**Task statement**
Set the listing down again exactly, please, apart from its pictures.

**Supplied information**
==========
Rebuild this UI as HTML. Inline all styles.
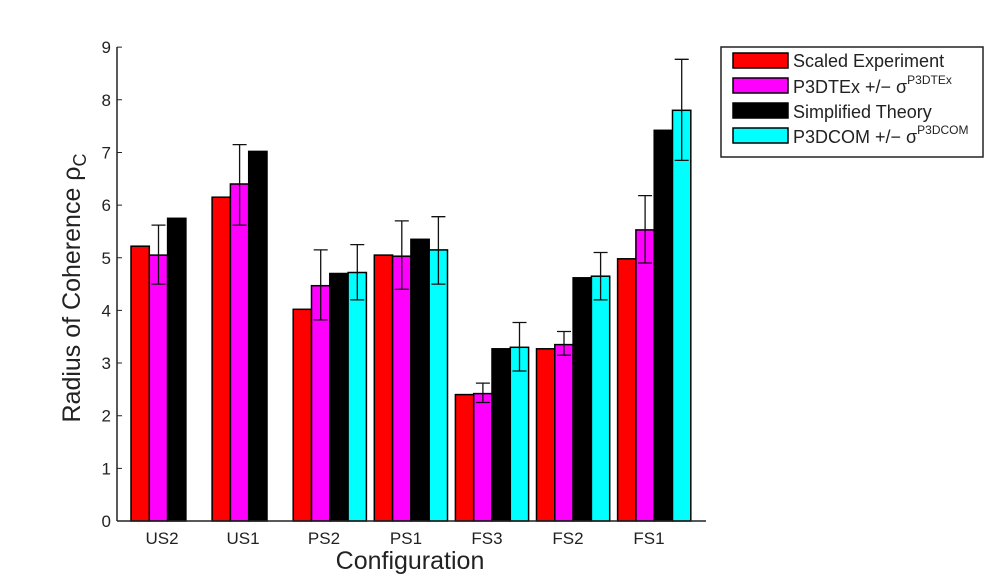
<!DOCTYPE html>
<html><head><style>body{margin:0;background:#fff}svg{display:block}text{font-family:"Liberation Sans",sans-serif}</style></head>
<body>
<svg width="1004" height="581" xmlns="http://www.w3.org/2000/svg">
<g stroke="#000" stroke-width="1.5">
<rect x="131" y="246.2" width="18.3" height="274.8" fill="#f00"/>
<rect x="149.3" y="255.1" width="18.3" height="265.9" fill="#f0f"/>
<rect x="167.6" y="218.3" width="18.3" height="302.7" fill="#000"/>
<rect x="212.1" y="197.2" width="18.3" height="323.8" fill="#f00"/>
<rect x="230.4" y="184" width="18.3" height="337" fill="#f0f"/>
<rect x="248.7" y="151.4" width="18.3" height="369.6" fill="#000"/>
<rect x="293.2" y="309.3" width="18.3" height="211.7" fill="#f00"/>
<rect x="311.5" y="285.7" width="18.3" height="235.3" fill="#f0f"/>
<rect x="329.8" y="273.5" width="18.3" height="247.5" fill="#000"/>
<rect x="348.1" y="272.5" width="18.3" height="248.5" fill="#0ff"/>
<rect x="374.3" y="255.1" width="18.3" height="265.9" fill="#f00"/>
<rect x="392.6" y="256.2" width="18.3" height="264.8" fill="#f0f"/>
<rect x="410.9" y="239.3" width="18.3" height="281.7" fill="#000"/>
<rect x="429.2" y="249.9" width="18.3" height="271.1" fill="#0ff"/>
<rect x="455.4" y="394.6" width="18.3" height="126.4" fill="#f00"/>
<rect x="473.7" y="393.6" width="18.3" height="127.4" fill="#f0f"/>
<rect x="492" y="348.8" width="18.3" height="172.2" fill="#000"/>
<rect x="510.3" y="347.3" width="18.3" height="173.7" fill="#0ff"/>
<rect x="536.5" y="348.8" width="18.3" height="172.2" fill="#f00"/>
<rect x="554.8" y="344.6" width="18.3" height="176.4" fill="#f0f"/>
<rect x="573.1" y="277.8" width="18.3" height="243.2" fill="#000"/>
<rect x="591.4" y="276.2" width="18.3" height="244.8" fill="#0ff"/>
<rect x="617.6" y="258.8" width="18.3" height="262.2" fill="#f00"/>
<rect x="635.9" y="229.9" width="18.3" height="291.1" fill="#f0f"/>
<rect x="654.2" y="130.3" width="18.3" height="390.7" fill="#000"/>
<rect x="672.5" y="110.3" width="18.3" height="410.7" fill="#0ff"/>
</g>
<g stroke="#111" stroke-width="1.3" fill="none">
<path d="M158.5 284.1V225.1M151.5 284.1h14M151.5 225.1h14"/>
<path d="M239.6 225.1V144.6M232.6 225.1h14M232.6 144.6h14"/>
<path d="M320.7 319.9V249.9M313.7 319.9h14M313.7 249.9h14"/>
<path d="M357.3 299.9V244.6M350.3 299.9h14M350.3 244.6h14"/>
<path d="M401.8 289.3V220.9M394.8 289.3h14M394.8 220.9h14"/>
<path d="M438.4 284.1V216.7M431.4 284.1h14M431.4 216.7h14"/>
<path d="M482.9 402.5V383.1M475.9 402.5h14M475.9 383.1h14"/>
<path d="M519.5 371V322.5M512.5 371h14M512.5 322.5h14"/>
<path d="M564 355.2V331.5M557 355.2h14M557 331.5h14"/>
<path d="M600.6 299.9V252.5M593.6 299.9h14M593.6 252.5h14"/>
<path d="M645.1 263V195.6M638.1 263h14M638.1 195.6h14"/>
<path d="M681.7 160.4V59.3M674.7 160.4h14M674.7 59.3h14"/>
</g>
<line x1="117" y1="47" x2="117" y2="521" stroke="#222" stroke-width="1.5"/>
<line x1="117" y1="521" x2="706" y2="521" stroke="#222" stroke-width="1.5"/>
<g stroke="#222" stroke-width="1">
<path d="M117 468.35h5M117 415.7h5M117 363.05h5M117 310.4h5M117 257.75h5M117 205.1h5M117 152.45h5M117 99.8h5M117 47.15h5"/>
</g>
<g font-size="17" fill="#222" text-anchor="end">
<text x="111" y="527">0</text><text x="111" y="474.4">1</text><text x="111" y="421.7">2</text>
<text x="111" y="369">3</text><text x="111" y="316.4">4</text><text x="111" y="263.8">5</text>
<text x="111" y="211.1">6</text><text x="111" y="158.5">7</text><text x="111" y="105.8">8</text>
<text x="111" y="53.2">9</text>
</g>
<g font-size="17" fill="#222" text-anchor="middle">
<text x="162" y="544">US2</text><text x="243" y="544">US1</text><text x="324" y="544">PS2</text>
<text x="406" y="544">PS1</text><text x="487" y="544">FS3</text><text x="568" y="544">FS2</text>
<text x="649" y="544">FS1</text>
</g>
<text x="410" y="569" font-size="25" text-anchor="middle" fill="#222">Configuration</text>
<text transform="translate(80,288) rotate(-90)" font-size="25" text-anchor="middle" fill="#222">Radius of Coherence ρ<tspan font-size="18" dy="6">C</tspan></text>
<rect x="721" y="47" width="262" height="110" fill="#fff" stroke="#222" stroke-width="1.5"/>
<g stroke="#000" stroke-width="1.5">
<rect x="733" y="53" width="55" height="15" fill="#f00"/>
<rect x="733" y="78" width="55" height="15" fill="#f0f"/>
<rect x="733" y="103" width="55" height="15" fill="#000"/>
<rect x="733" y="128" width="55" height="15" fill="#0ff"/>
</g>
<g font-size="18" fill="#222">
<text x="793" y="67">Scaled Experiment</text>
<text x="793" y="93">P3DTEx +/− σ<tspan font-size="12" dy="-9">P3DTEx</tspan></text>
<text x="793" y="118">Simplified Theory</text>
<text x="793" y="143">P3DCOM +/− σ<tspan font-size="12" dy="-9">P3DCOM</tspan></text>
</g>
</svg>
</body></html>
==========
**Solved problem**
Rebuild this UI as HTML. Inline all styles.
<!DOCTYPE html>
<html><head><style>body{margin:0;background:#fff}svg{display:block}text{font-family:"Liberation Sans",sans-serif}</style></head>
<body>
<svg width="1004" height="581" xmlns="http://www.w3.org/2000/svg">
<g stroke="#000" stroke-width="1.5">
<rect x="131" y="246.2" width="18.3" height="274.8" fill="#f00"/>
<rect x="149.3" y="255.1" width="18.3" height="265.9" fill="#f0f"/>
<rect x="167.6" y="218.3" width="18.3" height="302.7" fill="#000"/>
<rect x="212.1" y="197.2" width="18.3" height="323.8" fill="#f00"/>
<rect x="230.4" y="184" width="18.3" height="337" fill="#f0f"/>
<rect x="248.7" y="151.4" width="18.3" height="369.6" fill="#000"/>
<rect x="293.2" y="309.3" width="18.3" height="211.7" fill="#f00"/>
<rect x="311.5" y="285.7" width="18.3" height="235.3" fill="#f0f"/>
<rect x="329.8" y="273.5" width="18.3" height="247.5" fill="#000"/>
<rect x="348.1" y="272.5" width="18.3" height="248.5" fill="#0ff"/>
<rect x="374.3" y="255.1" width="18.3" height="265.9" fill="#f00"/>
<rect x="392.6" y="256.2" width="18.3" height="264.8" fill="#f0f"/>
<rect x="410.9" y="239.3" width="18.3" height="281.7" fill="#000"/>
<rect x="429.2" y="249.9" width="18.3" height="271.1" fill="#0ff"/>
<rect x="455.4" y="394.6" width="18.3" height="126.4" fill="#f00"/>
<rect x="473.7" y="393.6" width="18.3" height="127.4" fill="#f0f"/>
<rect x="492" y="348.8" width="18.3" height="172.2" fill="#000"/>
<rect x="510.3" y="347.3" width="18.3" height="173.7" fill="#0ff"/>
<rect x="536.5" y="348.8" width="18.3" height="172.2" fill="#f00"/>
<rect x="554.8" y="344.6" width="18.3" height="176.4" fill="#f0f"/>
<rect x="573.1" y="277.8" width="18.3" height="243.2" fill="#000"/>
<rect x="591.4" y="276.2" width="18.3" height="244.8" fill="#0ff"/>
<rect x="617.6" y="258.8" width="18.3" height="262.2" fill="#f00"/>
<rect x="635.9" y="229.9" width="18.3" height="291.1" fill="#f0f"/>
<rect x="654.2" y="130.3" width="18.3" height="390.7" fill="#000"/>
<rect x="672.5" y="110.3" width="18.3" height="410.7" fill="#0ff"/>
</g>
<g stroke="#111" stroke-width="1.3" fill="none">
<path d="M158.5 284.1V225.1M151.5 284.1h14M151.5 225.1h14"/>
<path d="M239.6 225.1V144.6M232.6 225.1h14M232.6 144.6h14"/>
<path d="M320.7 319.9V249.9M313.7 319.9h14M313.7 249.9h14"/>
<path d="M357.3 299.9V244.6M350.3 299.9h14M350.3 244.6h14"/>
<path d="M401.8 289.3V220.9M394.8 289.3h14M394.8 220.9h14"/>
<path d="M438.4 284.1V216.7M431.4 284.1h14M431.4 216.7h14"/>
<path d="M482.9 402.5V383.1M475.9 402.5h14M475.9 383.1h14"/>
<path d="M519.5 371V322.5M512.5 371h14M512.5 322.5h14"/>
<path d="M564 355.2V331.5M557 355.2h14M557 331.5h14"/>
<path d="M600.6 299.9V252.5M593.6 299.9h14M593.6 252.5h14"/>
<path d="M645.1 263V195.6M638.1 263h14M638.1 195.6h14"/>
<path d="M681.7 160.4V59.3M674.7 160.4h14M674.7 59.3h14"/>
</g>
<line x1="117" y1="47" x2="117" y2="521" stroke="#222" stroke-width="1.5"/>
<line x1="117" y1="521" x2="706" y2="521" stroke="#222" stroke-width="1.5"/>
<g stroke="#222" stroke-width="1">
<path d="M117 468.35h5M117 415.7h5M117 363.05h5M117 310.4h5M117 257.75h5M117 205.1h5M117 152.45h5M117 99.8h5M117 47.15h5"/>
</g>
<g font-size="17" fill="#222" text-anchor="end">
<text x="111" y="527">0</text><text x="111" y="474.4">1</text><text x="111" y="421.7">2</text>
<text x="111" y="369">3</text><text x="111" y="316.4">4</text><text x="111" y="263.8">5</text>
<text x="111" y="211.1">6</text><text x="111" y="158.5">7</text><text x="111" y="105.8">8</text>
<text x="111" y="53.2">9</text>
</g>
<g font-size="17" fill="#222" text-anchor="middle">
<text x="162" y="544">US2</text><text x="243" y="544">US1</text><text x="324" y="544">PS2</text>
<text x="406" y="544">PS1</text><text x="487" y="544">FS3</text><text x="568" y="544">FS2</text>
<text x="649" y="544">FS1</text>
</g>
<text x="410" y="569" font-size="25" text-anchor="middle" fill="#222">Configuration</text>
<text transform="translate(80,288) rotate(-90)" font-size="25" text-anchor="middle" fill="#222">Radius of Coherence ρ<tspan font-size="18" dy="6">C</tspan></text>
<rect x="721" y="47" width="262" height="110" fill="#fff" stroke="#222" stroke-width="1.5"/>
<g stroke="#000" stroke-width="1.5">
<rect x="733" y="53" width="55" height="15" fill="#f00"/>
<rect x="733" y="78" width="55" height="15" fill="#f0f"/>
<rect x="733" y="103" width="55" height="15" fill="#000"/>
<rect x="733" y="128" width="55" height="15" fill="#0ff"/>
</g>
<g font-size="18" fill="#222">
<text x="793" y="67">Scaled Experiment</text>
<text x="793" y="93">P3DTEx +/− σ<tspan font-size="12" dy="-9">P3DTEx</tspan></text>
<text x="793" y="118">Simplified Theory</text>
<text x="793" y="143">P3DCOM +/− σ<tspan font-size="12" dy="-9">P3DCOM</tspan></text>
</g>
</svg>
</body></html>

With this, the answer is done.